Trabzon yöresinde ilk Atatürk büstü Cumhuriyetimizin 10.kuruluş yıldönümü olan 29 Ekim 1933 günü Beşikdüzü (Şarlı) nahiyesinde açılmıştır.
23 Nisan 1920’de açılan Türkiye Büyük Millet Meclisi’nin açılışında Trabzon Milletvekili olarak açılışa katılan Ali Şükrü Bey Beşikdüzü nahiyesindendir. Erzurum Kongresi’nin yazmanı Büyükliman delegesi Abdullah Hasip Ataman da Beşikdüzülüdür. Daha sonraki dönemlerde ilçemizden Raif Karadeniz, Sabri Dilek, Ömer Lütfi Hocaoğlu, Adil Ali Cinel, Orhan Bıçakçıoğlu(Trabzon),Avni Gürsoy, Ömer Barutçu(Zonguldak), Burhan Bıçakçıoğlu(İzmir) Erol Al(İstanbul), Vedat Yücesan(Eskişehir), Cemal Yılmaz Demir(Samsun) ve Aydın Dumanoğlu(Trabzon) milletvekili olarak parlementoya girmişlerdir.
İlçede M. Halistin Kukul, Fikret Karadeniz, Murat Cihan, Mehmet Yıldızlar, Ali Nabi Terzi, Ahmet Yayla, Yusuf Atalar, Harun Kara, Ahmet Saraç, Mustafa Başoğlu, A.Kemal Yılmaz Bayraktar, Pirağa Uzun, Hasan Al, Osman Yücesan, Emrah Kara, Elmas Kutlu Yazıcı, İsmail Cengiz Keskin, Erdinç Uzun, Birgül Yücesan, Ercan Kaba gibi şair ve yazarlar yetişmiştir.

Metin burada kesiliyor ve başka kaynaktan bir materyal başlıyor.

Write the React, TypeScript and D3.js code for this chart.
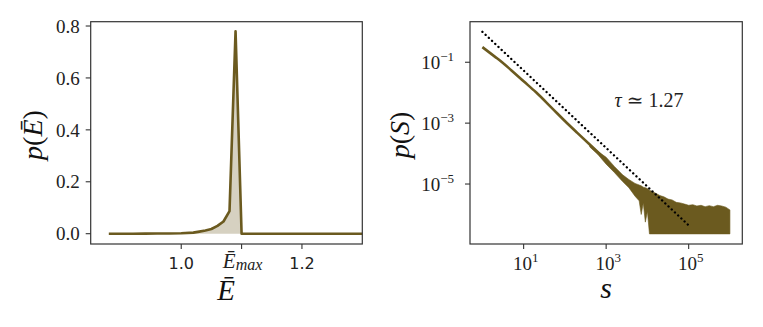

Beşikdüzü’nün Trabzon’a uzaklığı 45 km. olup, doğusunda Vakfıkebir, batısında Eynesil, güneyinde Şalpazarı ve Tonya, kuzeyinde ise Karadeniz bulunmaktadır. İlçenin Türkelli ve Yeşilköy adında 2 beldesi, 7 mahallesi, 25 köyü, Objektif Haber ve Yeşilkıyı adı altında iki mahalli gazetesi ve bir televizyon (Mavi Karadeniz) temsilciliği mevcuttur.